Gustavo Alberto Lema, con todo su bagaje como extraordinario auxiliar, no está hecho para la grandeza que exige el trono de Pumas. No basta haber sido la sombra de un genio como Antonio Turco Mohamed, porque tomar las riendas de este equipo requiere de un liderazgo indomable, de una comprensión visceral del futbol y de lo que representa para la hinchada. Desde que asumió el mando, Lema no ha ganado nada. La inercia que dejó el Turco se desvaneció como el humo de un fuego que ya no arde, y lo que queda es un equipo perdido, tambaleante, incapaz de devolver la gloria que una vez iluminó el camino de la Universidad.
La afición Puma, esa masa incansable que ha sido leal en la victoria y en la derrota, ya no puede más. La paciencia está agotada, la esperanza se evapora y la octava estrella se aleja cada vez más. Sumar derrota tras derrota en pleno aniversario 70 no es solo una desgracia, es una afrenta al graderío, un insulto a la historia que Pumas ha construido a lo largo de décadas. Ni siquiera a la memoria del club le tiene respeto esta gestión. Porque mientras el equipo se hunde, quienes dirigen el destino de Pumas desde sus despachos se muestran ajenos al sufrimiento de una hinchada que lo ha dado todo. No solo ignoran la urgencia de un título; ignoran la identidad misma del equipo.
En lugar de levantar el espíritu Puma en este momento tan simbólico, este equipo se empeña en mancillar su propia historia. Y lo peor es que, de seguir por este camino, acabaremos haciéndonos pequeños. Terminaremos dándoles la razón a aquellos que siempre nos señalaron con el dedo, asegurando que nunca fuimos verdaderamente grandes. Cada vez que el equipo tropieza, cada vez que caemos de rodillas ante rivales menores, sentimos cómo esa grandeza se escapa entre nuestros dedos, cómo el orgullo universitario se diluye ante la mediocridad.

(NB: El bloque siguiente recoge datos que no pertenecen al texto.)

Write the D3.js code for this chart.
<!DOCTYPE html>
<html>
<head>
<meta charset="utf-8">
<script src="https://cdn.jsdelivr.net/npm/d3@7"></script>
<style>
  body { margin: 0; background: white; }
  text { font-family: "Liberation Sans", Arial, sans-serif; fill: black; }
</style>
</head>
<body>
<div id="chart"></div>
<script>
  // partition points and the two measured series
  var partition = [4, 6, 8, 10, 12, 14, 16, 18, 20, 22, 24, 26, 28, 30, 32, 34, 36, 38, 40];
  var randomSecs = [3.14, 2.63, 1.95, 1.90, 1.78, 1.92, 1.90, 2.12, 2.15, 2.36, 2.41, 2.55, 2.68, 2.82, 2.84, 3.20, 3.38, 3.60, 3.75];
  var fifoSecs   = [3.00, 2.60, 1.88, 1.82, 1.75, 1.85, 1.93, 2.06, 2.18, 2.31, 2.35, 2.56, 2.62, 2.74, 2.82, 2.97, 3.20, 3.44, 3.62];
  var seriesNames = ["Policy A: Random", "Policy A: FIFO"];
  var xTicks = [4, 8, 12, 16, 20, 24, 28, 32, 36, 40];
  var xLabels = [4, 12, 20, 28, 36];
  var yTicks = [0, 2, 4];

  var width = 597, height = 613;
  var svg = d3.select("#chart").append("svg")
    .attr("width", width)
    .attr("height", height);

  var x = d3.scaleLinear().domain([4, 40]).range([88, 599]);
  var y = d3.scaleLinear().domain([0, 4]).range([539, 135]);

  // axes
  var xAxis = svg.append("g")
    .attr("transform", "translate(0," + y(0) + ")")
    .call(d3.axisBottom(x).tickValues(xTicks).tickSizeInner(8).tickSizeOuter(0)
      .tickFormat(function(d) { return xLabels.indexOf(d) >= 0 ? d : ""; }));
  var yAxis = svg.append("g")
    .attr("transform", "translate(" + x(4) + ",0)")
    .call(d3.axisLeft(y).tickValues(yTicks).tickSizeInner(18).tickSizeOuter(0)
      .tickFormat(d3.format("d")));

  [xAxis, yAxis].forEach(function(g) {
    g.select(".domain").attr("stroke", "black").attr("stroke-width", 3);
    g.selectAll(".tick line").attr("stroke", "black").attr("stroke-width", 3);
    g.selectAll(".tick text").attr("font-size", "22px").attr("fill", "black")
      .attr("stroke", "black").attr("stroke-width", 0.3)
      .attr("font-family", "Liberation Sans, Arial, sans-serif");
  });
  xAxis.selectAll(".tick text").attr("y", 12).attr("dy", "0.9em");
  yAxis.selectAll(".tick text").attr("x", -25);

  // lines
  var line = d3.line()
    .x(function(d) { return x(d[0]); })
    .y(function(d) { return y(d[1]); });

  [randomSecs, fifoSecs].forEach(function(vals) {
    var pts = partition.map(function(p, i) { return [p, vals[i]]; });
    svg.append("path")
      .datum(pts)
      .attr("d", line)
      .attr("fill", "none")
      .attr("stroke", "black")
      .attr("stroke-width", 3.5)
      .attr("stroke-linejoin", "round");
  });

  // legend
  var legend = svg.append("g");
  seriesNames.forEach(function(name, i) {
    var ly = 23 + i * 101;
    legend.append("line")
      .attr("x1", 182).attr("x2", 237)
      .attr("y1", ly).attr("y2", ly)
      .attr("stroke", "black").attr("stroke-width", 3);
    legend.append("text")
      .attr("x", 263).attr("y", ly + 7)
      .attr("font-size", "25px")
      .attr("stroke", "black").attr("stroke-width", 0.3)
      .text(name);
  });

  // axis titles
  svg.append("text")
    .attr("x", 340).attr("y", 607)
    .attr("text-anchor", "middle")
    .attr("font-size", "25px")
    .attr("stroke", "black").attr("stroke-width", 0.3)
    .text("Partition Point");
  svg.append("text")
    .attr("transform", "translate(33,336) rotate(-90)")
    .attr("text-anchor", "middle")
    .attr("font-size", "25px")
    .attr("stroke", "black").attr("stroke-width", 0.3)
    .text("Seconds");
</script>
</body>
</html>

Y todo por culpa de una directiva abyecta y obtusa, que no entiende ni respeta lo que significa este equipo. En lugar de formar un plantel a la altura de la institución, han traído a jugadores extranjeros que apenas pueden mantenerse en pie, futbolistas mediocres que no saben lo que significa llevar la camiseta de Pumas en el pecho. No hay garra, no hay pasión, y lo que debería ser un equipo combativo, fiel a los ideales universitarios, se ha convertido en una caricatura triste de lo que alguna vez fue.
Me tocó ver a Pumas coronarse bicampeón, viví el Tucazo y esos días de gloria en los que ser de Pumas era un motivo de orgullo inquebrantable. Pero hoy, esa nostalgia no puede sostener el peso de la desesperación que siente la afición. La urgencia por la octava estrella nos ha llevado al borde del abismo, y cada nueva derrota es un golpe más a nuestra ya maltrecha identidad.
Ser de la UNAM siempre ha sido una cuestión de lucha, de resistencia, de no rendirse jamás. Pero hoy, ese mismo orgullo parece desvanecerse. Porque no es solo el equipo el que está en crisis, es todo lo que significa ser Puma lo que está en peligro. Morir siendo fiel a esta causa parece cada vez más difícil cuando lo que amamos se convierte en una sombra de sí mismo.
El tiempo de las excusas se acabó. Lema, con todo lo que pueda haber aprendido como segundo al mando, no es el líder que puede salvar este barco que se hunde. Pero no es solo él quien debe cargar con la culpa. La directiva, con su ceguera y su arrogancia, ha dejado que este equipo se pudra desde adentro. Los jugadores extranjeros que trajeron no están a la altura, no entienden la responsabilidad que conlleva vestir esta camiseta. Y mientras ellos fracasan en la cancha, nosotros, los hinchas, somos los que sufrimos.
La grandeza de Pumas está en juego, y el tiempo para salvarla se agota. La pasión del graderío no puede soportar más afrentas. El 70 aniversario debería haber sido un momento de celebración, de orgullo. En cambio, se ha convertido en un recordatorio doloroso de lo lejos que estamos de lo que alguna vez fuimos.
Es momento de actuar. Es momento de que Pumas recupere su gloria, porque si no lo hacemos ahora, puede que nunca volvamos a ser grandes.